Power metal oxide semiconductor field-effect transistors (MOSFET) are generally used to handle high power levels in comparison to lateral transistors in integrated circuits. FIG. 6 shows a typical MOSFET which uses a vertical diffused MOSFET structure, also called double-diffused MOSFET structure (DMOS or VDMOS).
As shown, for example, in FIG. 6, on an N+ substrate 415 there is a N− epitaxial layer formed whose thickness and doping generally determines the voltage rating of the device. From the top into the epitaxial layer 410 there are formed N+ doped left and right source regions 430 surrounded by P-doped region 420 which forms the P-base. The P-base may have an out diffusion area 425 surrounding the P-base 420. A source contact 460 generally contacts both regions 430 and 420 on the surface of the die and is generally formed by a metal layer that connects both left and right source region. An insulating layer 450, typically silicon dioxide or any other suitable material, insulates a polysilicon gate 440 which covers a part of the P-base region 420 and out diffusion area 425. The gate 440 is connected to a gate contact 470 which is usually formed by another metal layer. The bottom side of this vertical transistor has another metal layer 405 forming the drain contact 480. In summary, FIG. 6 shows a typical elementary cell of a MOSFET that can be very small and comprises a common drain, a common gate and two source regions and two channels.
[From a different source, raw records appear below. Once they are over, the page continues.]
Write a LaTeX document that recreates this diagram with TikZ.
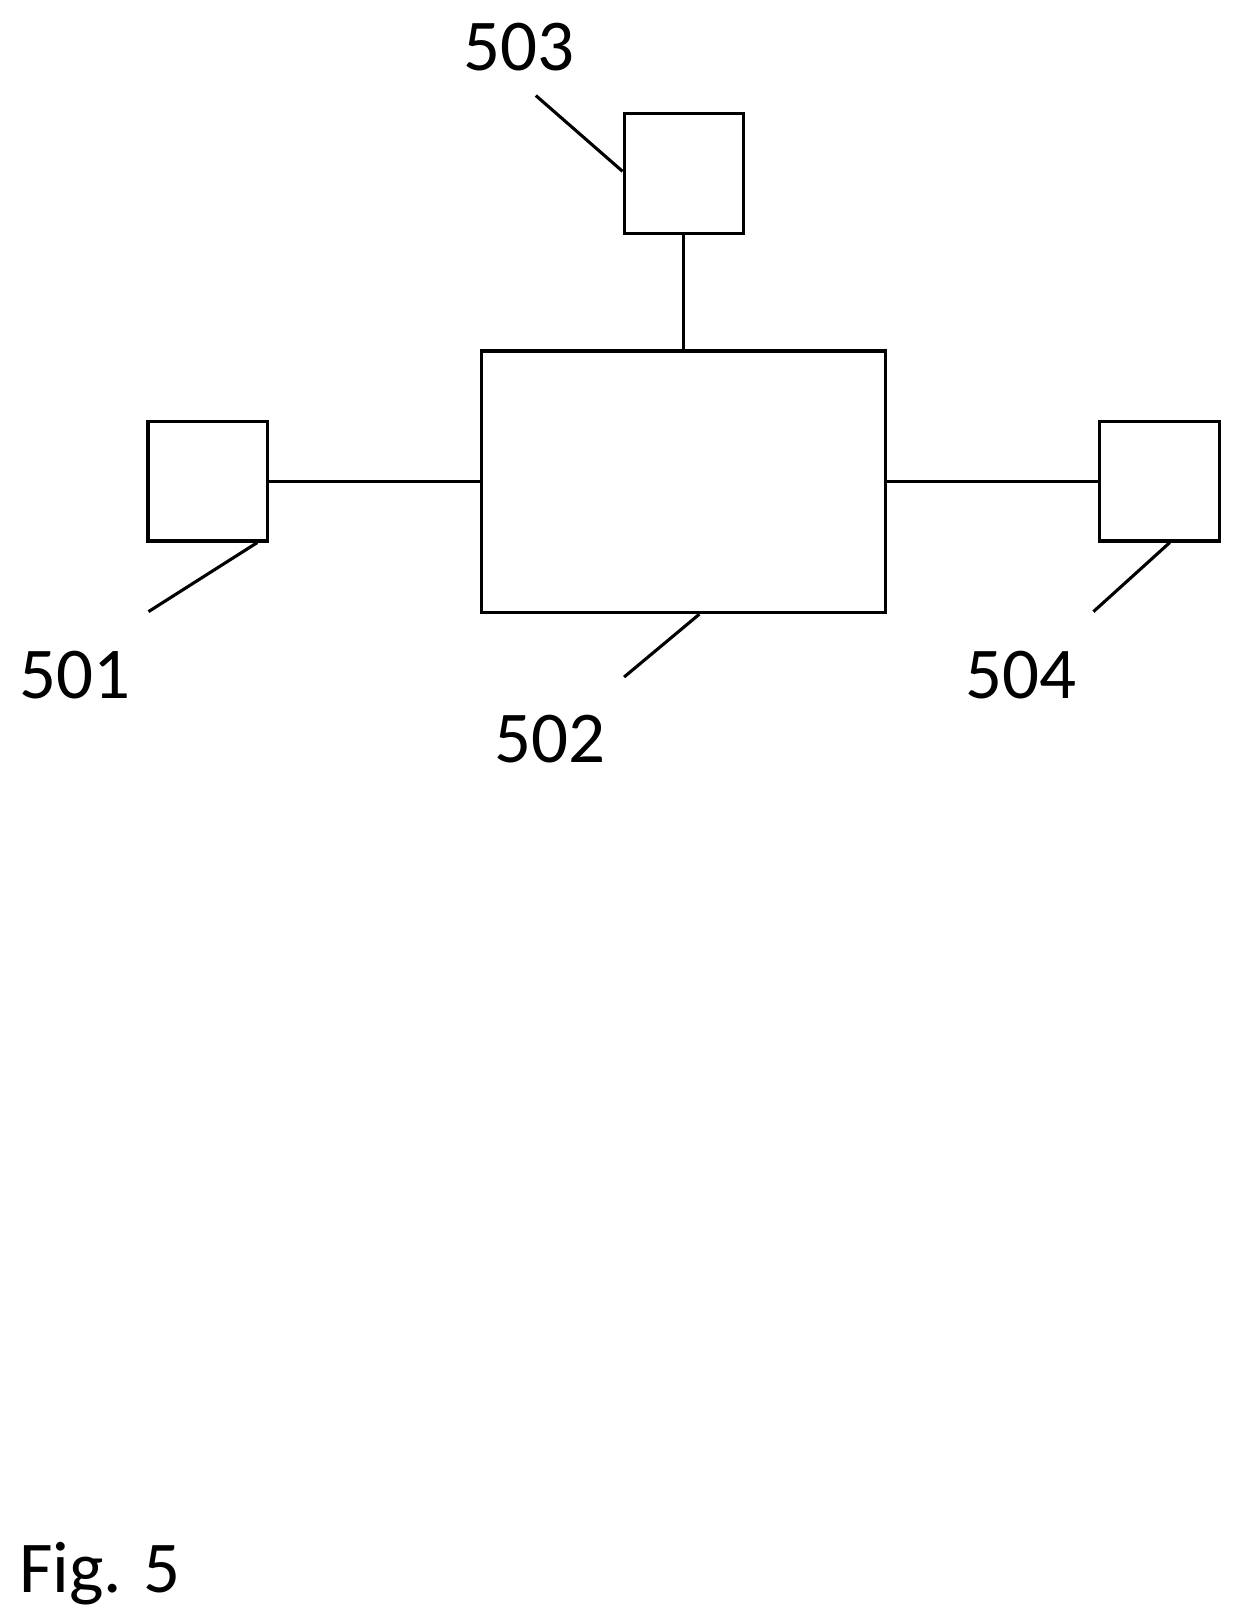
\documentclass[tikz,border=0pt]{standalone}
\usepackage{fontspec}
\setmainfont{Carlito}
\usetikzlibrary{positioning}
\tikzset{%
  % unit blocks and main block
            unitbox/.style = {rectangle, draw=black, line width=1.7pt,
                              minimum width=2.3cm, minimum height=2.3cm, inner sep=0pt},
            mainbox/.style = {unitbox, minimum width=7.78cm, minimum height=5.04cm},
            refnum/.style = {font=\fontsize{40}{48}\selectfont, inner sep=0pt},
            leader/.style = {line width=1.7pt},
 }
\begin{document}
\begin{tikzpicture}[x=0.02cm, y=-0.02cm]
  \useasboundingbox (0,0) rectangle (1190,1562);
  % blocks
     \node (main) [mainbox] at (658.5,464) {};
     \node (devA) [unitbox] at (200,463.5) {};
     \node (devB) [unitbox] at (658.5,167) {};
     \node (devC) [unitbox] at (1116.5,463.5) {};

  % connections
     \draw[leader] (devB.south) -- (main.north);
     \draw[leader] (devA.east) -- (main.west |- devA.east);
     \draw[leader] (main.east |- devC.west) -- (devC.west);

  % reference numerals
     \node (lblB) [refnum] at (500,45) {503};
     \node (lblA) [refnum] at (72,650) {501};
     \node (lblM) [refnum] at (530,712) {502};
     \node (lblC) [refnum] at (983,650) {504};
     \node (fig) [refnum, anchor=west] at (18,1515) {Fig. 5};

     \coordinate (tipB) at (516,92);
     \coordinate (tipA) at (143,589);
     \coordinate (tipM) at (601,652);
     \coordinate (tipC) at (1053,589);
     \draw[leader] (tipB) -- (devB.west |- 0,165);
     \draw[leader] (tipA) -- ([xshift=16\pgflinewidth]devA.south);
     \draw[leader] (tipM) -- ([xshift=0.3cm]main.south);
     \draw[leader] (tipC) -- ([xshift=0.2cm]devC.south);
   \end{tikzpicture}
\end{document}
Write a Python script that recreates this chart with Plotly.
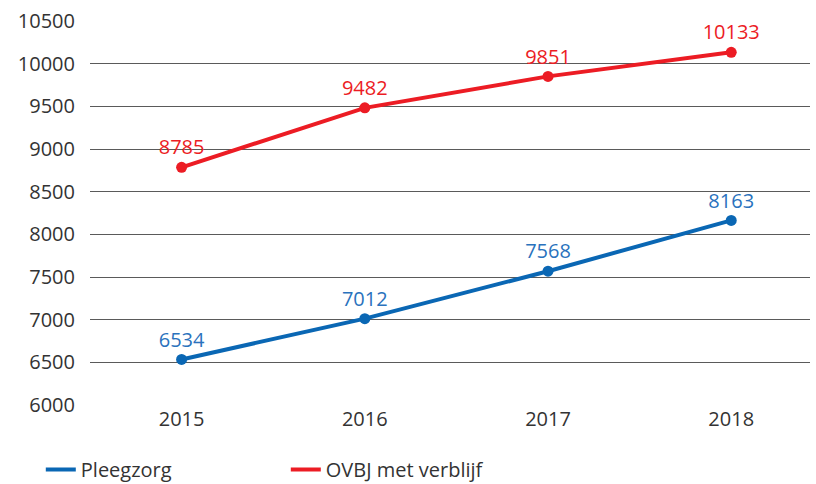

Other similar cells may be used in a vertical power MOSFET. A plurality of such cells may generally be connected in parallel to form a power MOSFET.
In the On-state, a channel is formed within the area of regions 420 and 425 covered by the gate reaching from the surface into the regions 420 and 425, respectively. Thus, current can flow as indicated by the horizontal arrow. The cell structure must provide for a sufficient width d of gate 440 to allow for this current to turn into a vertical current flowing to the drain side as indicated by the vertical arrows.
Such structures have a relatively high gate source capacitance due to the necessary width of the gate which is undesirable, in particular, in high frequency switching applications such as switched mode power supplies.